One E. Gary Gygax, the principal contributor to the early form of the Dungeons & Dragons games, passed on yesterday.

Like a lot of tech-oriented types I had tons of exposure¹ to his game as a teenager — by the time I was thirteen I had a complete set of First Edition rulebooks² — so I cannot understate the game’s influence (and by extension, the influence of Gygax) on the formation of my worldview.

Lessons learned from D&D: a list

  • There are lots of different ways to believe, and most of them are silly. Better to deal with it sooner than later.

    Seriously. Get your hands on a copy of Deities and Demigods and thumb through it, keeping in mind that it was sourced to a faretheewell.

  • If you want people to do something, you need to give them the tools and the incentives requisite to the task.

    “Running a game” is just an obscure synonym for “herding cats.”

  • Work smarter, not harder.

    …Because it doesn’t make sense to spend more time designing a locale than you’ll spend playing in it.

  • The ability to walk in someone else’s shoes is valuable beyond price.

    On Saturday afternoons that talent for ideation makes the difference between an okay game and a great one. In life it makes the difference between using mirrors and avoiding them.

  • It took a long time for us to get to where we are, and in the meantime we thought up plenty of imaginative ways to betray, abuse and kill one another.

    Digging into the game expanded my interest in history, by way of finding out why.
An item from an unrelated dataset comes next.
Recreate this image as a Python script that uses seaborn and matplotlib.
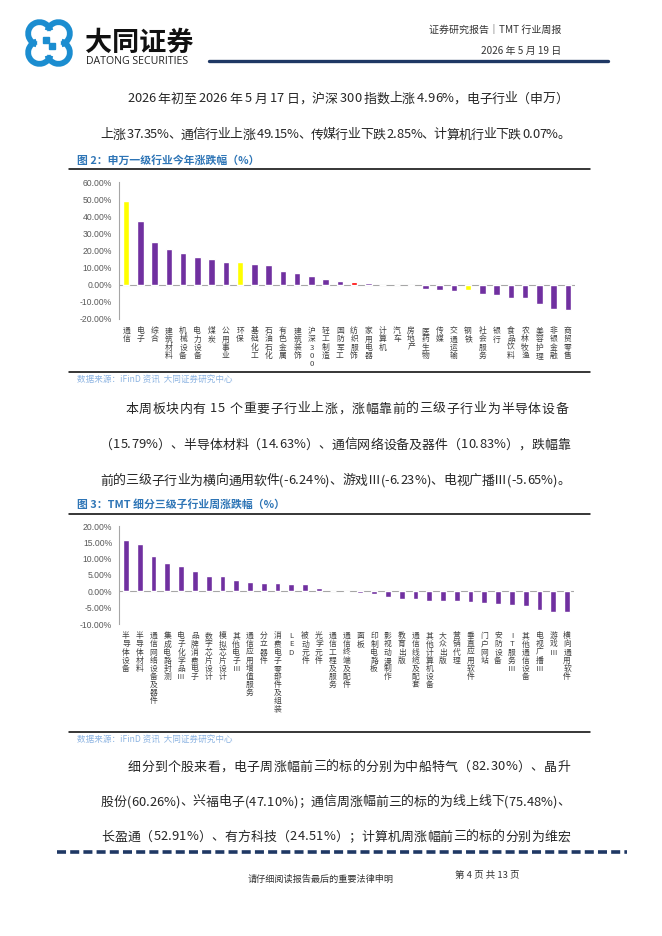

What I learned was humbling.

  • Computers. So. Very. Rawk.

    When I was into playing, I went through unbelievable amounts of paper and mechanical pencil lead, to say nothing of the calories I burned toting around rulebooks. If I woke up tomorrow and decided to become a gamer again, it'd all be going on the laptop in a New York Minute.

…And those are just the ones that come immediately to mind.

Footnotes

¹The last time I played was in May 1998, for better or worse.

²Before I moved to Lawrence I retrieved them from their closet and gave them to a colleague with lots of active gamer friends. He in turn gave them to his little brother, who at last report gets steady use from them. Total win.